The woman doesn't know and that comes from some investigation I did and from what he told me himself so to say that I don't know something when I was in the situation is indeed nonsense
So, you claim your understanding of his wife is based on what this known liar told you? How does that work?
Secondly, you "investigated" this woman instead of having the decency to speak openly to her. And before say you were fearful of what this man would do, I don't believe you. If he was a threat you wouldn't "investigate" his life or wife.
Thirdly these assumptions you made about his wife must be 6 years old, so are irrelevant to now.
And to justify your proposed actions with "Well it very much [my business] since he is the one that deceived me" shows that you have an entirely egocentric attitude.
I'll say again, I understand the devastation of deception. I bet lots of posters on this thread do. I have also noted that you have berated those who know of infidelity but don't speak out. But you haven't acknowledged that you did exactly that 6 years ago.
And that comes back to the fact that you seem only able to view the situation from your own perspective. Because you were a victim of this man's deception, you seem utterly unable to consider the perspective of his wife. He was responsible for cheating and lying to her.

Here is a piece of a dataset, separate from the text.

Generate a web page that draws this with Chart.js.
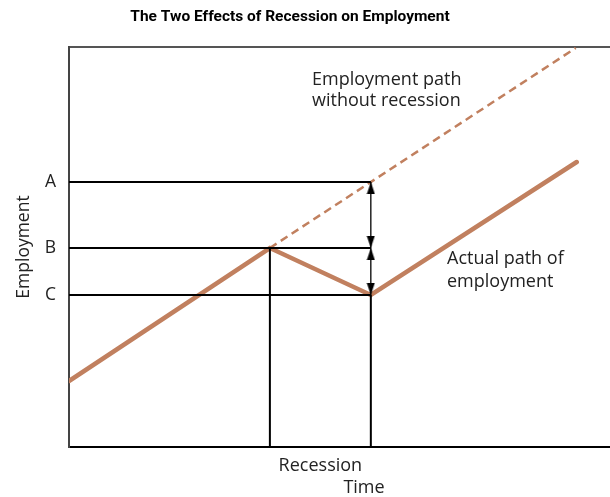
<!DOCTYPE html>
<html>
<head>
<meta charset="utf-8">
<script src="https://cdn.jsdelivr.net/npm/chart.js@4"></script>
<style>
  html, body { margin: 0; padding: 0; background: #fff; overflow: hidden; }
  #wrap { width: 610px; height: 497px; overflow: hidden; }
  #inner { width: 616px; height: 497px; position: relative; }
</style>
</head>
<body>
<div id="wrap"><div id="inner"><canvas id="myChart"></canvas></div></div>
<script>
// actual employment path (time, employment)
var pathX = [0, 201, 302, 508];
var pathY = [66, 199, 152, 285];
// path without recession (dashed)
var trendX = [201, 507];
var trendY = [199, 399];
// employment levels
var levelLabels = ['A', 'B', 'C'];
var levelValues = [265, 199, 152];
// recession period
var recessionStart = 201;
var recessionEnd = 302;

var brown = 'rgb(193, 128, 95)';
var txtFont = '"Open Sans", sans-serif';
var txtColor = '#222';

function pts(xs, ys) {
    return xs.map(function (x, i) { return { x: x, y: ys[i] }; });
}

// arrow head with its tip at the image centre
function arrowHead() {
    var c = document.createElement('canvas');
    c.width = 9; c.height = 26;
    var g = c.getContext('2d');
    g.fillStyle = '#000';
    g.beginPath();
    g.moveTo(4.5, 13);
    g.lineTo(0.5, 25);
    g.lineTo(8.5, 25);
    g.closePath();
    g.fill();
    return c;
}
var head = arrowHead();

var datasets = [];
// level lines A, B, C
levelValues.forEach(function (v) {
    datasets.push({ data: [{ x: 0, y: v }, { x: recessionEnd, y: v }], borderColor: '#000', borderWidth: 2, pointRadius: 0 });
});
// recession verticals
datasets.push({ data: [{ x: recessionStart, y: 0 }, { x: recessionStart, y: levelValues[1] }], borderColor: '#000', borderWidth: 2, pointRadius: 0 });
datasets.push({ data: [{ x: recessionEnd, y: 0 }, { x: recessionEnd, y: levelValues[2] }], borderColor: '#000', borderWidth: 2, pointRadius: 0 });
// double arrows A-B and B-C
datasets.push({ data: [{ x: recessionEnd, y: levelValues[0] }, { x: recessionEnd, y: levelValues[1] }], borderColor: '#000', borderWidth: 1.3, pointStyle: head, pointRadius: 5, rotation: [0, 180] });
datasets.push({ data: [{ x: recessionEnd, y: levelValues[1] }, { x: recessionEnd, y: levelValues[2] }], borderColor: '#000', borderWidth: 1.3, pointStyle: head, pointRadius: 5, rotation: [0, 180] });
// paths
datasets.push({ data: pts(trendX, trendY), borderColor: brown, borderWidth: 2.5, borderDash: [8, 5], pointRadius: 0 });
datasets.push({ data: pts(pathX, pathY), borderColor: brown, borderWidth: 4.5, pointRadius: 0, borderCapStyle: 'round', borderJoinStyle: 'miter' });

var textPlugin = {
    id: 'texts',
    afterDraw: function (chart) {
        var ctx = chart.ctx;
        ctx.save();
        ctx.fillStyle = '#000';
        ctx.font = 'bold 15.5px Roboto, sans-serif';
        ctx.textAlign = 'center';
        ctx.textBaseline = 'middle';
        ctx.fillText('The Two Effects of Recession on Employment', 290, 17);
        ctx.fillStyle = txtColor;
        ctx.font = '400 18px ' + txtFont;
        ctx.textAlign = 'left';
        ctx.fillText('Employment path', 312, 80);
        ctx.fillText('without recession', 312, 101);
        ctx.fillText('Actual path of', 447, 259);
        ctx.fillText('employment', 447, 282);
        ctx.textAlign = 'center';
        ctx.fillText('Time', 364, 488);
        ctx.restore();
    }
};

var ctx = document.getElementById('myChart').getContext('2d');
var myChart = new Chart(ctx, {
    type: 'line',
    data: { datasets: datasets },
    plugins: [textPlugin],
    options: {
        responsive: true,
        maintainAspectRatio: false,
        animation: false,
        layout: { padding: { top: 47, right: 0, bottom: 0, left: 0 } },
        plugins: { legend: { display: false }, tooltip: { enabled: false } },
        scales: {
            x: {
                type: 'linear', min: 0, max: 541,
                grid: { display: false },
                border: { display: true, color: '#000', width: 2 },
                afterBuildTicks: function (s) { s.ticks = [{ value: (recessionStart + recessionEnd) / 2 }]; },
                afterFit: function (s) { s.height = 50; },
                ticks: { padding: 0, color: txtColor, font: { family: txtFont, size: 18 }, callback: function () { return 'Recession'; } }
            },
            x2: {
                type: 'linear', position: 'top', min: 0, max: 541,
                grid: { display: false },
                border: { display: true, color: '#555', width: 2 },
                ticks: { display: false },
                afterFit: function (s) { s.height = 0; }
            },
            y: {
                type: 'linear', min: 0, max: 400,
                grid: { display: false },
                border: { display: true, color: '#444', width: 2 },
                afterBuildTicks: function (s) { s.ticks = levelValues.map(function (v) { return { value: v }; }); },
                afterFit: function (s) { s.width = 69; },
                ticks: { padding: 5, color: txtColor, font: { family: txtFont, size: 17.5 },
                    callback: function (v) { return levelLabels[levelValues.indexOf(v)]; } },
                title: { display: true, text: 'Employment', color: txtColor, font: { family: txtFont, size: 17.5 }, padding: { top: 14, bottom: 0 } }
            }
        }
    }
});
</script>
</body>
</html>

But you are responsible for your actions. I'm not saying you had a responsibility to tell her, I'm just reflecting your statements about other people not speaking out.
You haven't engaged in any discussion about her feelings and how massively more complex it is 6 years and 2 children down the line. You simply say "you wouldn't want to live a lie"
You haven't for a moment considered any opinion other than your own as valid. And the intensity of feeling you still have is not healthy.
Please, take stock. Reflect. Ask why your threads get such such a majority of posters vehemently disagreeing with you.
I know you've said you are not going to contact her but this thread really has exposed how unresolved your feelings are.